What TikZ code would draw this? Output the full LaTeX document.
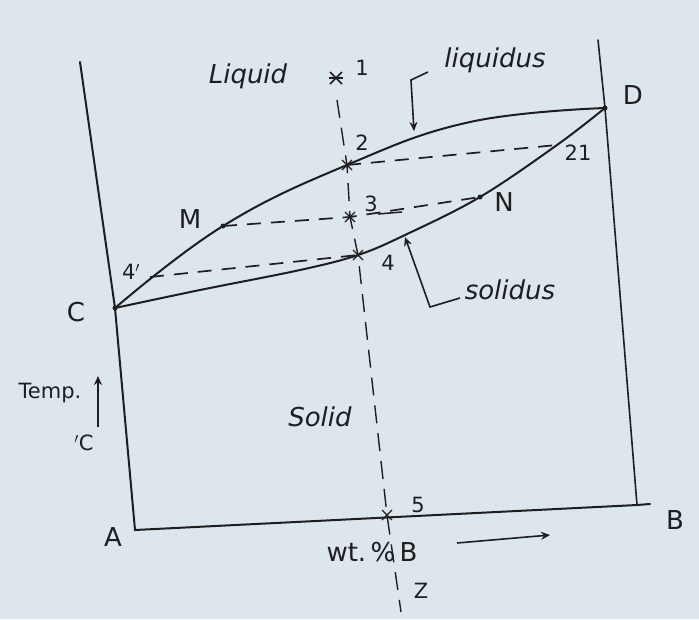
\documentclass[tikz,border=0pt]{standalone}
\usepackage{fontspec}
\setmainfont{DejaVu Sans}
\usetikzlibrary{arrows.meta}
\definecolor{paper}{RGB}{221,230,236}
\definecolor{ink}{RGB}{30,30,32}
\tikzset{
  curve/.style={draw=ink, line width=2pt, line cap=round},
  axis/.style={draw=ink, line width=2pt, line cap=round},
  tie/.style={draw=ink, line width=1.7pt, dash pattern=on 14pt off 10pt},
  vline/.style={draw=ink, line width=1.4pt, dash pattern=on 18pt off 10pt},
  lbl/.style={text=ink, font=\fontsize{26}{30}\selectfont, inner sep=0pt},
  word/.style={text=ink, font=\fontsize{26}{30}\selectfont\itshape, inner sep=0pt},
  small/.style={text=ink, font=\fontsize{21}{24}\selectfont, inner sep=0pt},
  ptr/.style={draw=ink, line width=1.6pt, -{Stealth[length=9pt,width=8pt]}},
  xmark/.style={draw=ink, line width=1.3pt},
  dotm/.style={fill=ink, circle, inner sep=0pt, minimum size=5pt}
}
\begin{document}
\begin{tikzpicture}[x=1pt,y=-1pt]
\useasboundingbox (0,0) rectangle (699,619);
\fill[paper] (0,0) rectangle (699,619);

% frame coordinates
\coordinate (Ltop) at (80,62);
\coordinate (C) at (115,308);
\coordinate (Acorner) at (135,530);
\coordinate (Rtop) at (598,40);
\coordinate (D) at (605,108);
\coordinate (Rbot) at (637,505);
\coordinate (Bend) at (650,504);

% axes / frame
\draw[axis] (Ltop) -- (C) -- (Acorner) -- (Rbot) -- (Bend);
\draw[axis, line width=1.6pt] (Rtop) -- (D) -- (Rbot);

% key points
\coordinate (P1) at (336,78);
\coordinate (Vtop) at (337,100);
\coordinate (P2) at (347,165);
\coordinate (P3) at (350,217);
\coordinate (P4) at (358,255);
\coordinate (P5) at (387,515);
\coordinate (Vbot) at (401,612);
\coordinate (M) at (223,226);
\coordinate (N) at (480,197);
\coordinate (P4p) at (150,277);
\coordinate (P21) at (557,145);

% liquidus
\draw[curve] plot[smooth, tension=0.7] coordinates
  {(115,308) (223,226) (347,165) (470,122) (605,108)};
% solidus
\draw[curve] plot[smooth, tension=0.6] coordinates
  {(115,308) (200,290) (300,270) (358,255) (405,235) (480,197) (557,145) (605,108)};

% tie lines
\draw[tie] (P2) -- (P21);
\draw[tie] (M) -- (P3) -- (N);
\draw[tie] (P4p) -- (P4);

% vertical composition line
\draw[vline] (Vtop) -- (P2) -- (P3) -- (P4) -- (P5) -- (Vbot);

% marks
\foreach \p in {P2,P3,P4,P5} {
  \draw[xmark] ([shift={(-5,-5)}]\p) -- ([shift={(5,5)}]\p);
  \draw[xmark] ([shift={(-5,5)}]\p) -- ([shift={(5,-5)}]\p);
}
\draw[xmark, line width=1.5pt] ([shift={(-6,-6)}]P1) -- ([shift={(6,6)}]P1);
\draw[xmark, line width=1.5pt] ([shift={(-6,6)}]P1) -- ([shift={(6,-6)}]P1);
\draw[xmark, line width=1.5pt] ([shift={(-7,0)}]P1) -- ([shift={(7,0)}]P1);
\node[dotm] (Cdot) at (C) {};
\node[dotm] (Ddot) at (D) {};
\node[dotm] (Mdot) at (M) {};
\node[dotm] (Ndot) at (N) {};

% labels
\node[word] (tliquid) at (248,76) {Liquid};
\node[small] (t1) at (362,68) {1};
\node[word] (tliquidus) at (495,60) {liquidus};
\node[small] (t2) at (362,143) {2};
\node[small] (t3) at (371,204) {3};
\node[small] (t4) at (388,263) {4};
\node[small] (t4p) at (131,272) {4$'$};
\node[small] (t21) at (578,153) {21};
\node[small] (t5) at (418,505) {5};
\node[lbl] (tM) at (190,219) {M};
\node[lbl] (tN) at (504,202) {N};
\node[lbl] (tC) at (76,312) {C};
\node[lbl] (tD) at (633,95) {D};
\node[lbl] (tA) at (113,537) {A};
\node[lbl] (tB) at (675,520) {B};
\node[word] (tsolidus) at (510,290) {solidus};
\node[word] (tsolid) at (320,417) {Solid};
\node[small] (ttemp) at (50,393) {Temp.};
\node[small] (tdegC) at (84,443) {$'$C};
\node[lbl] (twt) at (372,552) {wt.\,\%\,B};
\node[small] (tZ) at (421,591) {Z};

% under-dash after 3
\draw[ink, line width=1.5pt] (378,214) -- (402,212);

% pointers
\coordinate (liqA) at (428,72);
\coordinate (liqB) at (411,80);
\coordinate (liqTip) at (414,131);
\draw[ptr] (liqA) -- (liqB) -- (liqTip);
\coordinate (solA) at (460,298);
\coordinate (solB) at (430,307);
\coordinate (solTip) at (405,237);
\draw[ptr] (solA) -- (solB) -- (solTip);
\coordinate (tempA) at (98,427);
\coordinate (tempB) at (98,376);
\draw[ptr] (tempA) -- (tempB);
\coordinate (wtA) at (457,543);
\coordinate (wtB) at (550,535);
\draw[ptr] (wtA) -- (wtB);
\end{tikzpicture}
\end{document}
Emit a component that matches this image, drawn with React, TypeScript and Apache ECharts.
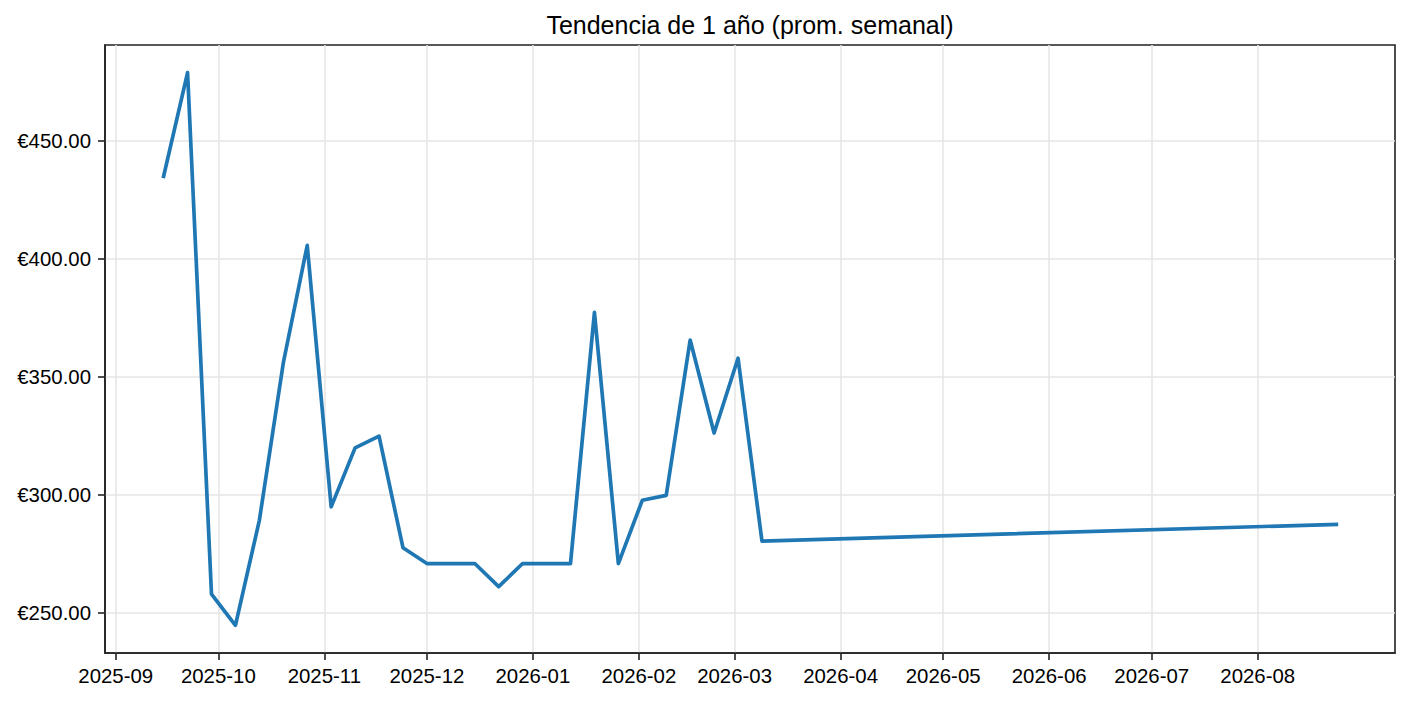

========================================

■ **The exercise**
Ignore the images and quote every line of the listing exactly.

■ **Result of this exercise**
What TikZ code would draw this? Output the full LaTeX document.
\documentclass[tikz,border=0pt]{standalone}
\usepackage{fontspec}
\setmainfont{DejaVu Sans}
\usetikzlibrary{arrows.meta}
\definecolor{paper}{RGB}{221,230,236}
\definecolor{ink}{RGB}{30,30,32}
\tikzset{
  curve/.style={draw=ink, line width=2pt, line cap=round},
  axis/.style={draw=ink, line width=2pt, line cap=round},
  tie/.style={draw=ink, line width=1.7pt, dash pattern=on 14pt off 10pt},
  vline/.style={draw=ink, line width=1.4pt, dash pattern=on 18pt off 10pt},
  lbl/.style={text=ink, font=\fontsize{26}{30}\selectfont, inner sep=0pt},
  word/.style={text=ink, font=\fontsize{26}{30}\selectfont\itshape, inner sep=0pt},
  small/.style={text=ink, font=\fontsize{21}{24}\selectfont, inner sep=0pt},
  ptr/.style={draw=ink, line width=1.6pt, -{Stealth[length=9pt,width=8pt]}},
  xmark/.style={draw=ink, line width=1.3pt},
  dotm/.style={fill=ink, circle, inner sep=0pt, minimum size=5pt}
}
\begin{document}
\begin{tikzpicture}[x=1pt,y=-1pt]
\useasboundingbox (0,0) rectangle (699,619);
\fill[paper] (0,0) rectangle (699,619);

% frame coordinates
\coordinate (Ltop) at (80,62);
\coordinate (C) at (115,308);
\coordinate (Acorner) at (135,530);
\coordinate (Rtop) at (598,40);
\coordinate (D) at (605,108);
\coordinate (Rbot) at (637,505);
\coordinate (Bend) at (650,504);

% axes / frame
\draw[axis] (Ltop) -- (C) -- (Acorner) -- (Rbot) -- (Bend);
\draw[axis, line width=1.6pt] (Rtop) -- (D) -- (Rbot);

% key points
\coordinate (P1) at (336,78);
\coordinate (Vtop) at (337,100);
\coordinate (P2) at (347,165);
\coordinate (P3) at (350,217);
\coordinate (P4) at (358,255);
\coordinate (P5) at (387,515);
\coordinate (Vbot) at (401,612);
\coordinate (M) at (223,226);
\coordinate (N) at (480,197);
\coordinate (P4p) at (150,277);
\coordinate (P21) at (557,145);

% liquidus
\draw[curve] plot[smooth, tension=0.7] coordinates
  {(115,308) (223,226) (347,165) (470,122) (605,108)};
% solidus
\draw[curve] plot[smooth, tension=0.6] coordinates
  {(115,308) (200,290) (300,270) (358,255) (405,235) (480,197) (557,145) (605,108)};

% tie lines
\draw[tie] (P2) -- (P21);
\draw[tie] (M) -- (P3) -- (N);
\draw[tie] (P4p) -- (P4);

% vertical composition line
\draw[vline] (Vtop) -- (P2) -- (P3) -- (P4) -- (P5) -- (Vbot);

% marks
\foreach \p in {P2,P3,P4,P5} {
  \draw[xmark] ([shift={(-5,-5)}]\p) -- ([shift={(5,5)}]\p);
  \draw[xmark] ([shift={(-5,5)}]\p) -- ([shift={(5,-5)}]\p);
}
\draw[xmark, line width=1.5pt] ([shift={(-6,-6)}]P1) -- ([shift={(6,6)}]P1);
\draw[xmark, line width=1.5pt] ([shift={(-6,6)}]P1) -- ([shift={(6,-6)}]P1);
\draw[xmark, line width=1.5pt] ([shift={(-7,0)}]P1) -- ([shift={(7,0)}]P1);
\node[dotm] (Cdot) at (C) {};
\node[dotm] (Ddot) at (D) {};
\node[dotm] (Mdot) at (M) {};
\node[dotm] (Ndot) at (N) {};

% labels
\node[word] (tliquid) at (248,76) {Liquid};
\node[small] (t1) at (362,68) {1};
\node[word] (tliquidus) at (495,60) {liquidus};
\node[small] (t2) at (362,143) {2};
\node[small] (t3) at (371,204) {3};
\node[small] (t4) at (388,263) {4};
\node[small] (t4p) at (131,272) {4$'$};
\node[small] (t21) at (578,153) {21};
\node[small] (t5) at (418,505) {5};
\node[lbl] (tM) at (190,219) {M};
\node[lbl] (tN) at (504,202) {N};
\node[lbl] (tC) at (76,312) {C};
\node[lbl] (tD) at (633,95) {D};
\node[lbl] (tA) at (113,537) {A};
\node[lbl] (tB) at (675,520) {B};
\node[word] (tsolidus) at (510,290) {solidus};
\node[word] (tsolid) at (320,417) {Solid};
\node[small] (ttemp) at (50,393) {Temp.};
\node[small] (tdegC) at (84,443) {$'$C};
\node[lbl] (twt) at (372,552) {wt.\,\%\,B};
\node[small] (tZ) at (421,591) {Z};

% under-dash after 3
\draw[ink, line width=1.5pt] (378,214) -- (402,212);

% pointers
\coordinate (liqA) at (428,72);
\coordinate (liqB) at (411,80);
\coordinate (liqTip) at (414,131);
\draw[ptr] (liqA) -- (liqB) -- (liqTip);
\coordinate (solA) at (460,298);
\coordinate (solB) at (430,307);
\coordinate (solTip) at (405,237);
\draw[ptr] (solA) -- (solB) -- (solTip);
\coordinate (tempA) at (98,427);
\coordinate (tempB) at (98,376);
\draw[ptr] (tempA) -- (tempB);
\coordinate (wtA) at (457,543);
\coordinate (wtB) at (550,535);
\draw[ptr] (wtA) -- (wtB);
\end{tikzpicture}
\end{document}
Emit a component that matches this image, drawn with React, TypeScript and Apache ECharts.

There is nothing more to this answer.